Ethan had been riding his bike to his sister's house. He and Allie had just been in a fight and he left with anger spilling out of him like hot lava. He pedaled his bike at full speed down the road and was not paying any attention to the rest of the world around him. Meanwhile, Allie was still back at the house fuming about the things Ethan had said. I was rather mad at him too. If he hurt my friend, he hurt me too. Allie said all she knew was that while Ethan was riding his bike he saw something out of the corner of his eye but in that split second of distraction he swerved into the road and into an oncoming vehicle. 

We got to the hospital and went up endless flights of stairs to find Ethan. I asked Allie if she was sure she wanted to go in there. She was the one who brought him in the first place so she said it was fine. Ethan was laying on the white hospital sheets, bruises and cuts everywhere. I couldn't help but think that is what he deserves for being so cruel to my best friend. I knew that was rather mean so I tried to push the thought aside. "Well, Allie, he will be alright. Give him some time to heal. He needs time to grow up too." I took her arm and gave her the "you need to stop letting him munipulate you because you deserve better" speech. She nodded and cried.  She came back to my temporary house and I made her some tea. She was asleep on the couch within 15 minutes. I ended up pacing the room and worrying that while I ran away, William could be hurt like Ethan and I would have no idea. Even though Ethan and Allie were mad at each other, they were still there for each other. At least Allie was there for him...But I left Will and if he needed me, I would be too far away. I would have to live with that guilt for the rest of my life.

July 14, 2003

Today I have just been working. Since nothing interesting has happened I guess I will tell you about my life. I will start when I was a baby.

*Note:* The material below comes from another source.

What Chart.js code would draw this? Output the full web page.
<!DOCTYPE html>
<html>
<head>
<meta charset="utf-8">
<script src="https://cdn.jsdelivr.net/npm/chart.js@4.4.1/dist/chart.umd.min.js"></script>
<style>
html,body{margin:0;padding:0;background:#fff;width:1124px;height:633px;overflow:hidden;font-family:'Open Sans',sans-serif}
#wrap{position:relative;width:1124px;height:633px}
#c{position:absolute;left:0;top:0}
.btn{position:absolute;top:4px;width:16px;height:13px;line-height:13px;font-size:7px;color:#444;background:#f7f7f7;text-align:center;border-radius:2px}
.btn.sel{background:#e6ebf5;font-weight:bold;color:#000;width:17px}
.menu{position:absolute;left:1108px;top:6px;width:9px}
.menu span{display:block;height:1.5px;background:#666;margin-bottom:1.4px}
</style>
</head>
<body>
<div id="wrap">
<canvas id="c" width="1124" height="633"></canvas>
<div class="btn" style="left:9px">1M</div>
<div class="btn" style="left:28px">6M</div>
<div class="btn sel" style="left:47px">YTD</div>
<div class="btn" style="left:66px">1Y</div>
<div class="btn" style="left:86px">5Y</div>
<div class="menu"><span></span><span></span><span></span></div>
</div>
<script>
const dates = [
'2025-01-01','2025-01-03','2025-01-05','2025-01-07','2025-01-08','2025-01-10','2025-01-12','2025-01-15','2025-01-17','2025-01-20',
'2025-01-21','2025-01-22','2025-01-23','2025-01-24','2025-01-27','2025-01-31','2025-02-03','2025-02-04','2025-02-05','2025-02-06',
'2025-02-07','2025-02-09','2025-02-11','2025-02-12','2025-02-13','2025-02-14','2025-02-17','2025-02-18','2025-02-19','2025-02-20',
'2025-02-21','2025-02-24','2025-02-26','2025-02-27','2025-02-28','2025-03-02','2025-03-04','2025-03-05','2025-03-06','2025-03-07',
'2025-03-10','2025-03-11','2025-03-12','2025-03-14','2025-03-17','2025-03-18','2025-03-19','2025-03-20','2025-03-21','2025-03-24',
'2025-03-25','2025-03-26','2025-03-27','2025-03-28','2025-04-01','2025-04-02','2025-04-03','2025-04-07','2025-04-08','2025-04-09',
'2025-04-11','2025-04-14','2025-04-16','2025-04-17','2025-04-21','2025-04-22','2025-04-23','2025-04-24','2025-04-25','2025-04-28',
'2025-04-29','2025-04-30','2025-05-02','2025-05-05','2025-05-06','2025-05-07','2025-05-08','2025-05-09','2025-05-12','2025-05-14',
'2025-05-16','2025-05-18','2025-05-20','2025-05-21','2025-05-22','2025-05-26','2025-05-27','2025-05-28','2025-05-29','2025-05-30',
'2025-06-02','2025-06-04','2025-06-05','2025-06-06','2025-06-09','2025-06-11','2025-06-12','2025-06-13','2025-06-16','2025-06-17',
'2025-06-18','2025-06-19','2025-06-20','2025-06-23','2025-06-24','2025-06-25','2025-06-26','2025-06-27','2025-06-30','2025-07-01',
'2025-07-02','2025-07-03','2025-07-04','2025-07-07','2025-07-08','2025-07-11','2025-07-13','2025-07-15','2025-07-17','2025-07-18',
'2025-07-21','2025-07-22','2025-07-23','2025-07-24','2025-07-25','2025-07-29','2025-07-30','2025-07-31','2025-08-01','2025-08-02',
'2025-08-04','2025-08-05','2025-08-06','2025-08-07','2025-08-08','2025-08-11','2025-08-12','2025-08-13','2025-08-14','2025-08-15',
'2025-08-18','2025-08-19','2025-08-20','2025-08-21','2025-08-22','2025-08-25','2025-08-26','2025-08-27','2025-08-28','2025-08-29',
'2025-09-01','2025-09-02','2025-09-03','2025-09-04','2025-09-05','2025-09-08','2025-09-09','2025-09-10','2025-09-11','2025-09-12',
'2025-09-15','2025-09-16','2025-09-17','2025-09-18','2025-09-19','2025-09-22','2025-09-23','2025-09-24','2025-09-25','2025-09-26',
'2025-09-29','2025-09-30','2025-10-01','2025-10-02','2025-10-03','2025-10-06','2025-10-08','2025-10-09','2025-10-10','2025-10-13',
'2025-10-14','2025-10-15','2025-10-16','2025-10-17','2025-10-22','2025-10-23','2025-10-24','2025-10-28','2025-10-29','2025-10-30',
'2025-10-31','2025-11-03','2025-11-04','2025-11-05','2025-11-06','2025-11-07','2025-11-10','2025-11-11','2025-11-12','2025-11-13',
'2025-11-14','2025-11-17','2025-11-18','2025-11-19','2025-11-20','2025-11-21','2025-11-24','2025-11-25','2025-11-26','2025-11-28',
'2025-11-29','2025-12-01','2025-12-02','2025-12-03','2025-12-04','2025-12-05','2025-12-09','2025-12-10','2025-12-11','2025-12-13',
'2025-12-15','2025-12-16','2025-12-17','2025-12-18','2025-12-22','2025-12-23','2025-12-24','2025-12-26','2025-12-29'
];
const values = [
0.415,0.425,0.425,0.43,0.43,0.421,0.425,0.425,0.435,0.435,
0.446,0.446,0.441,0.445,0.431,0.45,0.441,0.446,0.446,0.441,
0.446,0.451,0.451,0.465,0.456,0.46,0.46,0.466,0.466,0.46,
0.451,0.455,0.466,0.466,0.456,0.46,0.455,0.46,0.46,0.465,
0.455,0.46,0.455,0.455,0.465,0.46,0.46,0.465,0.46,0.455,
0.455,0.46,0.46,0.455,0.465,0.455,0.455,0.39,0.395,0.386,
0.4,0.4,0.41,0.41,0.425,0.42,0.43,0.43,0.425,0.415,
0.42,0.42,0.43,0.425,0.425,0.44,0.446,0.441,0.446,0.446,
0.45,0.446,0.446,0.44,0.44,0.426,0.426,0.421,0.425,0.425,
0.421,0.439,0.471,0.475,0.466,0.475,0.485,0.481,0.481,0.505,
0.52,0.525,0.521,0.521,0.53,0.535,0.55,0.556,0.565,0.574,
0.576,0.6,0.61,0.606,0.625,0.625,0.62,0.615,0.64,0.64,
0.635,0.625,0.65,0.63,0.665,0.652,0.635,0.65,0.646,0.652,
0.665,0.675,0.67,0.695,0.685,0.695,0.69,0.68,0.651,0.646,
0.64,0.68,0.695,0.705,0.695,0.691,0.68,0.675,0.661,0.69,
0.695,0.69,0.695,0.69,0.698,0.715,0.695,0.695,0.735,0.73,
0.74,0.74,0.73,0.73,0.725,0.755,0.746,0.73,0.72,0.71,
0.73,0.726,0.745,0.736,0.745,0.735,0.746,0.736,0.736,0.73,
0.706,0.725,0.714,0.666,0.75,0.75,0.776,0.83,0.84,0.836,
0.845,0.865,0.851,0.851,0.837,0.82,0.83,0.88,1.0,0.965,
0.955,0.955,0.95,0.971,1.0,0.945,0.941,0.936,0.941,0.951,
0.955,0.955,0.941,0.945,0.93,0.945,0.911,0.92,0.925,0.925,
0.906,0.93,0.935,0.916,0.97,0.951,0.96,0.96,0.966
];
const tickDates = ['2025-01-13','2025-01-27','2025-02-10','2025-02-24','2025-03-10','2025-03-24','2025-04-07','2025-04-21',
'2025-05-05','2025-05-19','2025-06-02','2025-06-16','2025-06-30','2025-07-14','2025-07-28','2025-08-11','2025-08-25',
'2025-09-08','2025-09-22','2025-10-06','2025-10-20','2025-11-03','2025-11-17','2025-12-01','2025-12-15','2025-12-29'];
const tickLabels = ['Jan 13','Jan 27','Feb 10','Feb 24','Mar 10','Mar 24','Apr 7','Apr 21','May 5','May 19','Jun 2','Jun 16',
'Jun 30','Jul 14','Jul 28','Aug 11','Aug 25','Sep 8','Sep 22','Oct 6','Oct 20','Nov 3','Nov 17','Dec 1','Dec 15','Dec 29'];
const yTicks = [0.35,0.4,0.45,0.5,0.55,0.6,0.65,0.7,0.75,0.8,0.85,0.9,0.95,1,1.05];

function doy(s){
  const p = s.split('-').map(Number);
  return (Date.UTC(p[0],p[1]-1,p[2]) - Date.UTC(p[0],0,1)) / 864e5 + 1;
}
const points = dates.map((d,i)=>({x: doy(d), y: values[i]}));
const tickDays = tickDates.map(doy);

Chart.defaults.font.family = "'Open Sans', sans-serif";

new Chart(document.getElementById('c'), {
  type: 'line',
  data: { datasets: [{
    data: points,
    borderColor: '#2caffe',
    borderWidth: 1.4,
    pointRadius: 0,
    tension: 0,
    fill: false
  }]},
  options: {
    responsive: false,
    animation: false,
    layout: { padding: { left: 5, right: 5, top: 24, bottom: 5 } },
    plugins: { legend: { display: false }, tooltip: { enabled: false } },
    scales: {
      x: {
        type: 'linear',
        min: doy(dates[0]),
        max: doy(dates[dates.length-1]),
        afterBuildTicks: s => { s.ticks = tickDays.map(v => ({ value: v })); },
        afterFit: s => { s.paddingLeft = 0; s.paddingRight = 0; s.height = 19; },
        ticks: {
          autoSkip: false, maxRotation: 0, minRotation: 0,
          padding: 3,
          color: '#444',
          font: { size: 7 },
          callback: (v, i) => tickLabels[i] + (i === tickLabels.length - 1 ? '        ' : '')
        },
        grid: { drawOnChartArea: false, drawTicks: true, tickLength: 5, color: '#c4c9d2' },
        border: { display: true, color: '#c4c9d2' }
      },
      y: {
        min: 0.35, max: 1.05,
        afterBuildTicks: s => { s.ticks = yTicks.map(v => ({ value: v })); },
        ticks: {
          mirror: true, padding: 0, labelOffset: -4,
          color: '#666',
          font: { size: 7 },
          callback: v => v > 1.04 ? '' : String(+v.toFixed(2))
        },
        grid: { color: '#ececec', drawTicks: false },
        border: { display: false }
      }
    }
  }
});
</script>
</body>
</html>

When I was born I didn't fit in. I was a huge baby in an ICU with tiny premature babies. I stuck out like a sore thumb and I hated it even then. I can't remember much about being a baby but I do remember certain things. Like my mother holding me or my father rocking my crib and singing me to sleep. I don't know what happened to my parents. They don't seem like the same people from those memories. As a toddler I was still odd. I didnt have very good style in clothing and I was always nervous. Even as a little girl my anxiety took ahold of me. My life wasn't even that bad. 

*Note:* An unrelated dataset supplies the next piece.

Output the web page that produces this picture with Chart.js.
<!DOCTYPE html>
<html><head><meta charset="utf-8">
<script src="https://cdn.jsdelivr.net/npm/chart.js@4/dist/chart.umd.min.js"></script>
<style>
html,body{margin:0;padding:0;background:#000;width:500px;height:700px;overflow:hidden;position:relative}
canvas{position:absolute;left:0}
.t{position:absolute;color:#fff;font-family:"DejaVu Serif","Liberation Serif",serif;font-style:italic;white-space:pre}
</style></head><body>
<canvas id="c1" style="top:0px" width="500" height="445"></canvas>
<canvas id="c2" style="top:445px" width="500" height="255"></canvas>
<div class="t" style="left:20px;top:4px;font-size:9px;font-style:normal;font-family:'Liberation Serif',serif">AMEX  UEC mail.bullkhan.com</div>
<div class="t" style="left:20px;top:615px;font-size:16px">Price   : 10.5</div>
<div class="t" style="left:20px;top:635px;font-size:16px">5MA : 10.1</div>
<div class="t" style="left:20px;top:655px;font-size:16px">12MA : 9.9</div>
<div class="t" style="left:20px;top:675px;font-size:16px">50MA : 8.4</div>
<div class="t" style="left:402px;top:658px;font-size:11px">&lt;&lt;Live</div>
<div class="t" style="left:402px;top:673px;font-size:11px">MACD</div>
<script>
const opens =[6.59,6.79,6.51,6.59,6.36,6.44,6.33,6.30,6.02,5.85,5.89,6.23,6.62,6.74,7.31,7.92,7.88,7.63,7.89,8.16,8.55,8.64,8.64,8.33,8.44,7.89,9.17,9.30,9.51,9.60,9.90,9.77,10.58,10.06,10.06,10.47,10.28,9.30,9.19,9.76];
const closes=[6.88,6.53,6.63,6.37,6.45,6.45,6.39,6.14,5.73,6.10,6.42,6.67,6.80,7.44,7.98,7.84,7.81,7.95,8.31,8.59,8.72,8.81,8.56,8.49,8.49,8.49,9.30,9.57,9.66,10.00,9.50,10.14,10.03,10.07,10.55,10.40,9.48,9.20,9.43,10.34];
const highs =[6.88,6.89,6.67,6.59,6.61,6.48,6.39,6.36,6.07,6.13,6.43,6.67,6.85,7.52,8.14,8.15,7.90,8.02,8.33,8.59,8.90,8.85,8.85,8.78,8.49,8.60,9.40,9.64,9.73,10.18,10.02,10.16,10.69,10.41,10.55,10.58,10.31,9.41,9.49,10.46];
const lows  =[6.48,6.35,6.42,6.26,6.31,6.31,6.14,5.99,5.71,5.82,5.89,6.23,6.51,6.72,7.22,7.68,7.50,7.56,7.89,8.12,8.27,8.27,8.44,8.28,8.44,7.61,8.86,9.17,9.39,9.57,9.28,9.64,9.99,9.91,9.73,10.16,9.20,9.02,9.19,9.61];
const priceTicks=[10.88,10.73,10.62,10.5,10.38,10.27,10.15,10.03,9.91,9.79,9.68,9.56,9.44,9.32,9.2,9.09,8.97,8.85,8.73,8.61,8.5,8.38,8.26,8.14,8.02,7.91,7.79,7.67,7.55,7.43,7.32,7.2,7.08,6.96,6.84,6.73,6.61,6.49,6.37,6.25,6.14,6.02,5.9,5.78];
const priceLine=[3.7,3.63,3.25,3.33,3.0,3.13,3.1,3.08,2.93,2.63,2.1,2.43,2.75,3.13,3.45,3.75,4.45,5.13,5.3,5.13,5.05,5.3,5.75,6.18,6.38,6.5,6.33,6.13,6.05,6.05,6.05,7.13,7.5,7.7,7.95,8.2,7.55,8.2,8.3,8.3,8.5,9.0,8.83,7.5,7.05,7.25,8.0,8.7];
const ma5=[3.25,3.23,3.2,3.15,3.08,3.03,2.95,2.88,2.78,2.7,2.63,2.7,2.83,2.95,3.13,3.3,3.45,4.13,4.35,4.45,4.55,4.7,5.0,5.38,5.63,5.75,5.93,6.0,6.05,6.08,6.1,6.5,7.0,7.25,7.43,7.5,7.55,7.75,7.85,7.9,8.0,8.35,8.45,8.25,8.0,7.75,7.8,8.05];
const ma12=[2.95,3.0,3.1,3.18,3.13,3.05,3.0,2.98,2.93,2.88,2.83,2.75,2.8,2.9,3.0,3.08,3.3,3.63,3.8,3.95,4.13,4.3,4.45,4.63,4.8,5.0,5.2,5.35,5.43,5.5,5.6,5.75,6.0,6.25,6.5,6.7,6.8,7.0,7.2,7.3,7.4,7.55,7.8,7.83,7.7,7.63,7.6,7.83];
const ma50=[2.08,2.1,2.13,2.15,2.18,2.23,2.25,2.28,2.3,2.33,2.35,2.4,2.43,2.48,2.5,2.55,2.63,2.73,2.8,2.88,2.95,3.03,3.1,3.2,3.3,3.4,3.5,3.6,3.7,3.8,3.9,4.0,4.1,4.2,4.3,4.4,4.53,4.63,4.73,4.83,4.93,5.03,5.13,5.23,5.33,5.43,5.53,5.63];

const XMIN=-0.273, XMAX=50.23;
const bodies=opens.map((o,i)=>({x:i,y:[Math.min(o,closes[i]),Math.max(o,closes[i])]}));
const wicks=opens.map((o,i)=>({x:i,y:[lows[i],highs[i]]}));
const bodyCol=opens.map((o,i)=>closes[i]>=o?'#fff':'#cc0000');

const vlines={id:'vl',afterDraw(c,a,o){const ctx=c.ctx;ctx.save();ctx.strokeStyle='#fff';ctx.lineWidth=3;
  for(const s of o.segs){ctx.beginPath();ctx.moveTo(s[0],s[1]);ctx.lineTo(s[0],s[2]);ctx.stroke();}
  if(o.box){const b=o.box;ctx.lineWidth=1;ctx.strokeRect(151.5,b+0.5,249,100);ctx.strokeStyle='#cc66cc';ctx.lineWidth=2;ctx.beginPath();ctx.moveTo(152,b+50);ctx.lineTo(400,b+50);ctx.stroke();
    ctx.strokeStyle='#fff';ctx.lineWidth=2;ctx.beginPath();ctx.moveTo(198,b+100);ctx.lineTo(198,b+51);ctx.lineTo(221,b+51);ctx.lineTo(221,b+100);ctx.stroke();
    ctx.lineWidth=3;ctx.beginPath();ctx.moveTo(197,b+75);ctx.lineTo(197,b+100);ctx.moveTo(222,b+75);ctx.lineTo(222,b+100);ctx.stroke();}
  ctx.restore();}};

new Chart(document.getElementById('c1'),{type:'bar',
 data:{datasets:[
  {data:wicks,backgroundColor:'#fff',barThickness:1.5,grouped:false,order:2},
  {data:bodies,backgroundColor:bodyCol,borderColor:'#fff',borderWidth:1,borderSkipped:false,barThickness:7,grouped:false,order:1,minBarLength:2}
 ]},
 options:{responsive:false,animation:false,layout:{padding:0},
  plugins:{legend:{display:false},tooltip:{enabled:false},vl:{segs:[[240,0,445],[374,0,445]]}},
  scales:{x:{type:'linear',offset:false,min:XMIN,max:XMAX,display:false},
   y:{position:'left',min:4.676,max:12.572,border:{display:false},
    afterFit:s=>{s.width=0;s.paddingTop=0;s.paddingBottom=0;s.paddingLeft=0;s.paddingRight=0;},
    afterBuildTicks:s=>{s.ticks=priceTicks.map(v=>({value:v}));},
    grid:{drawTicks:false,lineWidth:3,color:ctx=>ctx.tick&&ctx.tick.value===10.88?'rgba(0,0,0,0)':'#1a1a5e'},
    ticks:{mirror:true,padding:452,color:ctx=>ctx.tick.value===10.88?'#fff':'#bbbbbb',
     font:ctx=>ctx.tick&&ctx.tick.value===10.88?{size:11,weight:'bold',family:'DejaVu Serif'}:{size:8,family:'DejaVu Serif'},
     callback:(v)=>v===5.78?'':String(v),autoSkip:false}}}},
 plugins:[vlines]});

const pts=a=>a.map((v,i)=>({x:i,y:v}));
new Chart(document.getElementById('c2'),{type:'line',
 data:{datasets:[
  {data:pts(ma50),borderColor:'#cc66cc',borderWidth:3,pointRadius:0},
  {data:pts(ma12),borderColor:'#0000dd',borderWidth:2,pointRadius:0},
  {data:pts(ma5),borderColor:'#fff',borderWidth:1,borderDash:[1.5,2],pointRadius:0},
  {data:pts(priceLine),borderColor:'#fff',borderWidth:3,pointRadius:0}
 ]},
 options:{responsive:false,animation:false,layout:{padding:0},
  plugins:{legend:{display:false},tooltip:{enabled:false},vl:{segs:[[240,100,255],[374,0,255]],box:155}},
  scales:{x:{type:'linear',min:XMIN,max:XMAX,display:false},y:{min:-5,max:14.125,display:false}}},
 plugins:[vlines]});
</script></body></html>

The one day I remember most vividly was when I was four years old. It was at the end of summer and the warmth was leaving the air. It smelled damp outside from recent rain and golden leaves were beginning to appear on trees. I loved being outside. It was quiet and I fit in. My mom would do dishes in the kitchen and watch me play in the yard. I knew not to go beyond the fence but I wanted to so badly. I was standing outside looking at the fence. I looked back at the house to see if my mother was in the kitchen. She wasn't, but it was not unusual for her to disappear. I walked right on over to that fence and began to climb it. I made it over and I was in the neighbor's yard when I heard my father. He called out my name and I froze. The neighbors came out and looked at me standing there like a statue in someone else's yard as my father came walking out of our house. He told me to come at once. I obeyed and he was calm and even tempered the whole time. People went back to their houses. They felt that the situation was just a minor one that had been dealt with in seconds. They were wrong. So very wrong. As soon as we got inside and my father shut the door, that's the first day I got hurt. Not just on my body from him hitting me, but the words he said to me. I still hurt from that. The bruises are still on my heart.

That is the beginning of my story and I only have more to tell. I hope that someday I can use my pain to put some good in the world. To share some love.